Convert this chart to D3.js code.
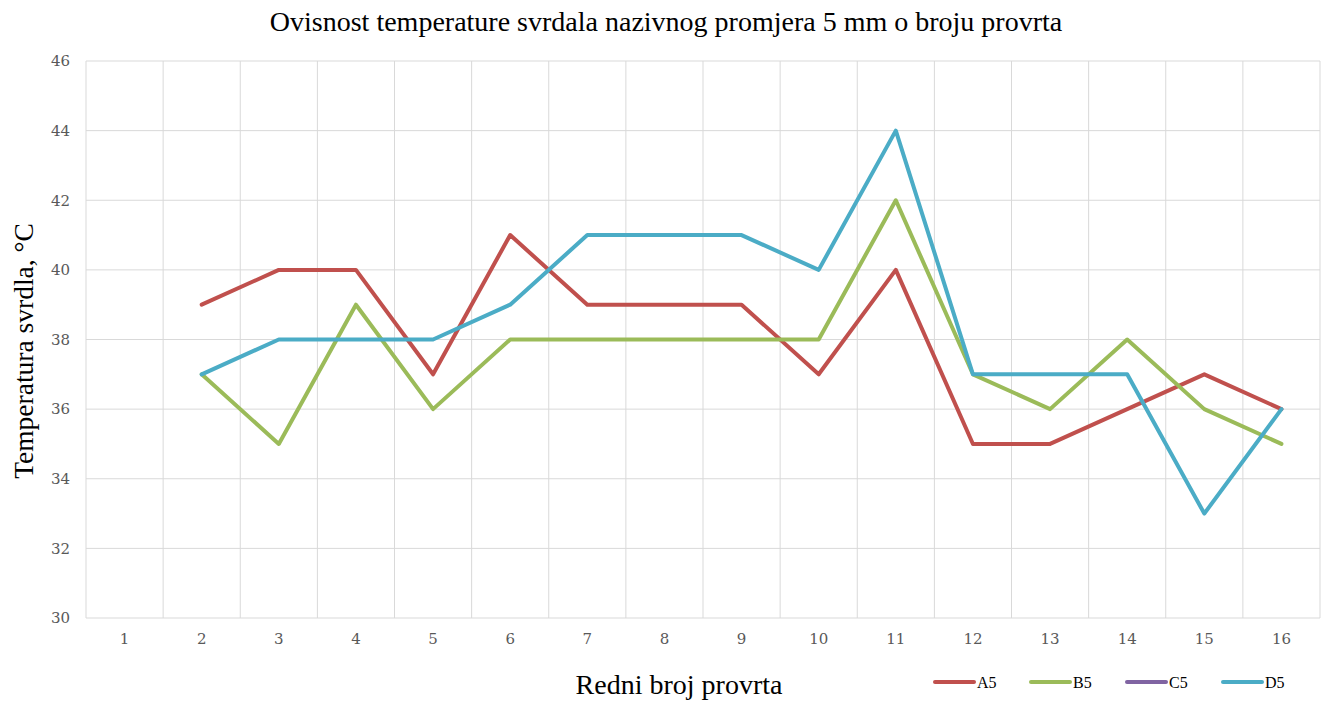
<!DOCTYPE html>
<html>
<head>
<meta charset="utf-8">
<script src="https://cdn.jsdelivr.net/npm/d3@7/dist/d3.min.js"></script>
<style>
  html, body { margin: 0; padding: 0; background: #fff; }
  svg { display: block; }
</style>
</head>
<body>
<svg id="chart" width="1327" height="701"></svg>
<script>
// Hole numbers (x categories)
const holes = ["1","2","3","4","5","6","7","8","9","10","11","12","13","14","15","16"];
const yTicks = [30, 32, 34, 36, 38, 40, 42, 44, 46];

// Drill temperature per hole, °C (null = not measured)
const seriesNames = ["A5", "B5", "C5", "D5"];
const valuesA5 = [null, 39, 40, 40, 37, 41, 39, 39, 39, 37, 40, 35, 35, 36, 37, 36];
const valuesB5 = [null, 37, 35, 39, 36, 38, 38, 38, 38, 38, 42, 37, 36, 38, 36, 35];
const valuesC5 = [null, null, null, null, null, null, null, null, null, null, null, null, null, null, null, null];
const valuesD5 = [null, 37, 38, 38, 38, 39, 41, 41, 41, 40, 44, 37, 37, 37, 33, 36];
const colors = ["#C0504D", "#9BBB59", "#8064A2", "#4BACC6"];

const series = [valuesA5, valuesB5, valuesC5, valuesD5].map((v, i) => ({
  name: seriesNames[i], color: colors[i], values: v
}));

const svg = d3.select("#chart");
const margin = { left: 86, right: 7, top: 61, bottom: 83 };
const W = 1327, H = 701;
const x0 = margin.left, x1 = W - margin.right;
const y0 = H - margin.bottom, y1 = margin.top;

const x = d3.scaleBand().domain(holes).range([x0, x1]);
const y = d3.scaleLinear().domain([30, 46]).range([y0, y1]);

const serif = "'Liberation Serif', 'Times New Roman', serif";
const tickFont = "'DejaVu Serif', serif";

// Horizontal gridlines
svg.append("g").selectAll("line").data(yTicks).join("line")
  .attr("x1", x0).attr("x2", x1)
  .attr("y1", d => y(d)).attr("y2", d => y(d))
  .attr("stroke", "#d9d9d9").attr("stroke-width", 1);

// Vertical gridlines at category boundaries
const bounds = holes.map(h => x(h)).concat([x1]);
svg.append("g").selectAll("line").data(bounds).join("line")
  .attr("x1", d => d).attr("x2", d => d)
  .attr("y1", y1).attr("y2", y0)
  .attr("stroke", "#d9d9d9").attr("stroke-width", 1);

// Y axis labels
const yAxis = d3.axisLeft(y).tickValues(yTicks).tickSize(0).tickPadding(16);
const gy = svg.append("g").attr("transform", `translate(${x0},0)`).call(yAxis);
gy.select(".domain").remove();
gy.selectAll("text").attr("font-family", tickFont).attr("font-size", 15).attr("fill", "#595959");

// X axis labels
const xAxis = d3.axisBottom(x).tickSize(0).tickPadding(15);
const gx = svg.append("g").attr("transform", `translate(0,${y0})`).call(xAxis);
gx.select(".domain").remove();
gx.selectAll("text").attr("font-family", tickFont).attr("font-size", 15).attr("fill", "#595959");

// Series lines
const line = d3.line()
  .defined(d => d.v != null)
  .x(d => x(d.h) + x.bandwidth() / 2)
  .y(d => y(d.v));

svg.append("g").selectAll("path").data(series).join("path")
  .attr("d", s => line(s.values.map((v, i) => ({ h: holes[i], v }))))
  .attr("fill", "none")
  .attr("stroke", s => s.color)
  .attr("stroke-width", 4)
  .attr("stroke-linejoin", "round")
  .attr("stroke-linecap", "round");

// Title
svg.append("text")
  .attr("x", 666).attr("y", 31)
  .attr("text-anchor", "middle")
  .attr("font-family", serif).attr("font-size", 28).attr("fill", "#000")
  .text("Ovisnost temperature svrdala nazivnog promjera 5 mm o broju provrta");

// Axis titles
svg.append("text")
  .attr("x", 679).attr("y", 694)
  .attr("text-anchor", "middle")
  .attr("font-family", serif).attr("font-size", 28).attr("fill", "#000")
  .text("Redni broj provrta");

svg.append("text")
  .attr("transform", "translate(33,351) rotate(-90)")
  .attr("text-anchor", "middle")
  .attr("font-family", serif).attr("font-size", 27.5).attr("fill", "#000")
  .text("Temperatura svrdla, °C");

// Legend
const legend = svg.append("g").selectAll("g").data(series).join("g")
  .attr("transform", (d, i) => `translate(${935 + i * 96},682)`);
legend.append("line")
  .attr("x1", 0).attr("x2", 39).attr("y1", 0).attr("y2", 0)
  .attr("stroke", d => d.color).attr("stroke-width", 4).attr("stroke-linecap", "round");
legend.append("text")
  .attr("x", 42).attr("y", 6)
  .attr("font-family", serif).attr("font-size", 16).attr("fill", "#000")
  .text(d => d.name);
</script>
</body>
</html>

*DIRECTIONS:* Which lines hold the word "chart"? Copy all of them.

*COMPLETE OUTPUT:*
Convert this chart to D3.js code.
<svg id="chart" width="1327" height="701"></svg>
const svg = d3.select("#chart");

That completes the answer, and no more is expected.